Ollama num_ctx and Context Length for BrainSoup
Use Ollama num_ctx when a BrainSoup agent needs a larger context length for documents, tools, code, or longer conversations. The context length is the number of tokens the model can keep in memory while generating an answer; if it is too small, the agent may lose relevant instructions, retrieved knowledge, or previous messages.
For most BrainSoup agents, PARAMETER num_ctx 8192 is a reasonable starting point. Use 16384 or 32768 only if your model and hardware can handle the extra memory and latency.
This article is about optimization. If you are setting up Ollama for the first time, start with the local LLM setup guide for Ollama in BrainSoup before tuning num_ctx and context length. If you are using LM Studio instead of Ollama, follow the LM Studio local inference server setup for BrainSoup.
Below is a step-by-step guide on how to modify an Ollama model's context window with the Ollama Modelfile parameter num_ctx .
Step 1: Retrieve the Model Configuration
First, we need to obtain the configuration file of the model you wish to modify. For example, to modify mistral , use the following command:
ollama show mistral --modelfile > conf.txt
This command exports the current configuration of mistral into a file named conf.txt .
Step 2: Modify the Configuration File
Open conf.txt in your preferred text editor and make the following changes:
- Add a new line with the Ollama Modelfile parameter for the context window size:
PARAMETER num_ctx 8192
- Find the line that starts with
FROMand replace it with:
FROM mistral:latest
This ensures that the new model will be based on mistral:latest . After making these changes, save and close the file.

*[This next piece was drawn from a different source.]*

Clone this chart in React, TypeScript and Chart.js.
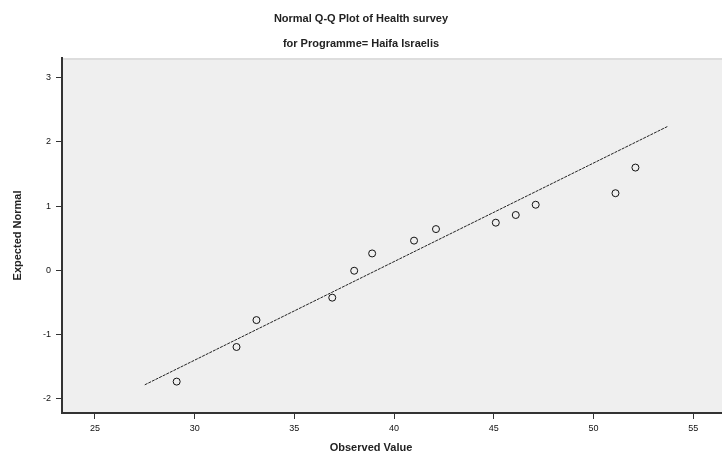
import React, { useEffect, useRef } from 'react';
import { Chart, registerables } from 'chart.js';

Chart.register(...registerables);

const titleLines = ['Normal Q-Q Plot of Health survey', 'for Programme= Haifa Israelis'];
const xAxisTitle = 'Observed Value';
const yAxisTitle = 'Expected Normal';
const xTicks = [25, 30, 35, 40, 45, 50, 55];
const yTicks = [-2, -1, 0, 1, 2, 3];
const observedValues = [29.1, 32.1, 33.1, 36.9, 38.0, 38.9, 41.0, 42.1, 45.1, 46.1, 47.1, 51.1, 52.1];
const expectedNormal = [-1.74, -1.2, -0.78, -0.43, -0.01, 0.26, 0.46, 0.64, 0.74, 0.86, 1.02, 1.2, 1.6];
const lineX = [27.5, 53.7];
const lineY = [-1.79, 2.24];

const FONT = 'Arial, "Liberation Sans", sans-serif';

const plotBg = {
  id: 'plotBg',
  beforeDraw(chart: any) {
    const { ctx, chartArea, width } = chart;
    const { left, top, bottom } = chartArea;
    ctx.save();
    ctx.fillStyle = '#efefef';
    ctx.fillRect(left, top, width - left, bottom - top);
    ctx.strokeStyle = '#dddddd';
    ctx.lineWidth = 2;
    ctx.beginPath();
    ctx.moveTo(left, top + 1);
    ctx.lineTo(width, top + 1);
    ctx.stroke();
    ctx.restore();
  },
  afterDraw(chart: any) {
    const { ctx, chartArea, width } = chart;
    ctx.save();
    ctx.strokeStyle = '#333';
    ctx.lineWidth = 2;
    ctx.beginPath();
    ctx.moveTo(chartArea.right - 1, chartArea.bottom);
    ctx.lineTo(width, chartArea.bottom);
    ctx.stroke();
    ctx.restore();
  },
};

const xTitlePlugin = {
  id: 'xTitle',
  afterDraw(chart: any) {
    const { ctx } = chart;
    ctx.save();
    ctx.font = `bold 11px ${FONT}`;
    ctx.fillStyle = '#222';
    ctx.textAlign = 'center';
    ctx.textBaseline = 'middle';
    ctx.fillText(xAxisTitle, 371, 448);
    ctx.restore();
  },
};

export default function App() {
  const ref = useRef<HTMLCanvasElement | null>(null);

  useEffect(() => {
    if (!ref.current) return;
    const chart = new Chart(ref.current, {
      type: 'scatter',
      data: {
        datasets: [
          {
            data: observedValues.map((x, i) => ({ x, y: expectedNormal[i] })),
            pointRadius: 3.5,
            pointBorderColor: '#111',
            pointBackgroundColor: 'rgba(0,0,0,0)',
            pointBorderWidth: 1,
            showLine: false,
          },
          {
            data: lineX.map((x, i) => ({ x, y: lineY[i] })),
            showLine: true,
            borderColor: '#222',
            borderWidth: 1,
            borderDash: [3, 1],
            pointRadius: 0,
          },
        ],
      },
      options: {
        responsive: false,
        animation: false,
        devicePixelRatio: 1,
        layout: { padding: 0 },
        plugins: {
          legend: { display: false },
          tooltip: { enabled: false },
          title: {
            display: true,
            text: titleLines,
            color: '#222',
            font: { family: FONT, size: 11, weight: 'bold', lineHeight: 25 / 11 },
            padding: { top: 6.5, bottom: 1.5 },
          },
        },
        scales: {
          x: {
            type: 'linear',
            min: 23.35,
            max: 56.19,
            afterBuildTicks: (s: any) => {
              s.ticks = xTicks.map((v) => ({ value: v }));
            },
            afterFit: (s: any) => {
              s.height = 47;
            },
            grid: { drawOnChartArea: false, drawTicks: true, tickLength: 6, tickColor: '#333', lineWidth: 1 },
            border: { display: true, color: '#333', width: 2 },
            ticks: { font: { family: FONT, size: 9 }, color: '#111', padding: 4, maxRotation: 0, autoSkip: false },
            title: { display: false },
          },
          y: {
            type: 'linear',
            min: -2.23,
            max: 3.31,
            afterBuildTicks: (s: any) => {
              s.ticks = yTicks.map((v) => ({ value: v }));
            },
            afterFit: (s: any) => {
              s.width = 62;
            },
            grid: { drawOnChartArea: false, drawTicks: true, tickLength: 6, tickColor: '#333', lineWidth: 1 },
            border: { display: true, color: '#333', width: 2 },
            ticks: { font: { family: FONT, size: 9 }, color: '#111', padding: 5, autoSkip: false },
            title: {
              display: true,
              text: yAxisTitle,
              color: '#222',
              font: { family: FONT, size: 11, weight: 'bold' },
              padding: { top: 11.4, bottom: 0 },
            },
          },
        },
      },
      plugins: [plotBg, xTitlePlugin],
    });
    return () => chart.destroy();
  }, []);

  return (
    <div style={{ position: 'absolute', left: 0, top: 0, width: 722, height: 460, background: '#fff' }}>
      <canvas ref={ref} width={722} height={460} style={{ display: 'block' }} />
    </div>
  );
}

Your edited Modelfile should contain lines similar to this:
FROM mistral:latest PARAMETER num_ctx 8192
Choosing the Right num_ctx Value
Use these values as practical starting points:
| num_ctx | Best for | Notes |
|---|---|---|
8192 |
General BrainSoup agents, light document use, tool use | Recommended starting point |
16384 |
Larger documents, longer conversations, coding assistance | Needs more memory |
32768 or more |
Heavy research, large codebases, long multi-step tasks | Use only with suitable models and hardware |
A larger context length is not always better. It can increase memory usage and slow down responses. If responses become too slow or Ollama fails to load the model, reduce num_ctx or choose a smaller quantized model.

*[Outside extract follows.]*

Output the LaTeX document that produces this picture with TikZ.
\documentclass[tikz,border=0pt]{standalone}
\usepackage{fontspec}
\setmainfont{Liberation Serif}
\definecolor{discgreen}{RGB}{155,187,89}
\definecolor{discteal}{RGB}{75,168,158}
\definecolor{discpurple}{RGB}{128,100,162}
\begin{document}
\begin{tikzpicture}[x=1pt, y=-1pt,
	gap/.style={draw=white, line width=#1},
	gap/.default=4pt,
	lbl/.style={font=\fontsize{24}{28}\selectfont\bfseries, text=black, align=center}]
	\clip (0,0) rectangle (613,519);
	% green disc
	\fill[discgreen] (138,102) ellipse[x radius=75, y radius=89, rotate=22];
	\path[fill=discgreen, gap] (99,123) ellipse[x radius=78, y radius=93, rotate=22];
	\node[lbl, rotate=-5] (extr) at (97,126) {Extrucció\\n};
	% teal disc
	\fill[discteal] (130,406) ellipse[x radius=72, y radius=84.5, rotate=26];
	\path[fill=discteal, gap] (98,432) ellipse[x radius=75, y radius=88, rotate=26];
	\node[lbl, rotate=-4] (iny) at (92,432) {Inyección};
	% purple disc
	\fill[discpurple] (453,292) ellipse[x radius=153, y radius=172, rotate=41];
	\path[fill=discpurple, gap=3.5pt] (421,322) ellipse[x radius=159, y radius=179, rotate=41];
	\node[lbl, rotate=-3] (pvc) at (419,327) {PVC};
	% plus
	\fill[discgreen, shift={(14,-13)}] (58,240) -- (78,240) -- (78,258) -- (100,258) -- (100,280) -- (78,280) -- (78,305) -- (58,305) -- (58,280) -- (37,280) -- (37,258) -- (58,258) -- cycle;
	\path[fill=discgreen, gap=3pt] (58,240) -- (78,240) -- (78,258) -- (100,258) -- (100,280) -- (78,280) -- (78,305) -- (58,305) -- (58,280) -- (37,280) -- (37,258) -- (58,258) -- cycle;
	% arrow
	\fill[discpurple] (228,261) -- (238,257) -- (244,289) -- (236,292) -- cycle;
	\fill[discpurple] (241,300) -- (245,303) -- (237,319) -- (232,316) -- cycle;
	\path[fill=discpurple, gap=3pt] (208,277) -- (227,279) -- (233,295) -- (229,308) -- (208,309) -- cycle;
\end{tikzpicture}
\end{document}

Step 3: Create a New Model with Updated Configuration
With your modified configuration file ready, create a new local model named mistral-8K . Run the following command:
ollama create mistral-8K -f conf.txt
This command creates a new model based on your updated configuration.
Step 4: Select the Optimized Model in BrainSoup
After ollama create completes, BrainSoup can use the new model like any other Ollama model.
- Open BrainSoup.
- Open the agent settings by double-clicking the agent name in the left pane.
- In the AI settings section, select the new Ollama model, for example
mistral-8K. - Test the agent with the type of documents, tools, or conversations you expect to use.
Troubleshooting
The model is too slow
Lower num_ctx , choose a smaller model, or use a more compact quantization. Context length directly affects memory pressure and can affect speed.
The agent still forgets information
Check whether the needed information is actually available to the agent through BrainSoup knowledge, working memory, chat history, or tool output. num_ctx increases the available window, but it does not automatically add missing documents or context.
Ollama does not show the new model
Run ollama list to confirm that the created model exists. If needed, restart BrainSoup so it refreshes the available Ollama models.
Conclusion
You have successfully created a new local model named mistral-8K with an increased context window. This model is now available for use in Ollama and BrainSoup for enhanced performance during complex tasks.
Remember, adjusting the context window allows for more detailed interactions and processing but may also increase computational requirements. Always consider your specific needs and system capabilities when making such modifications.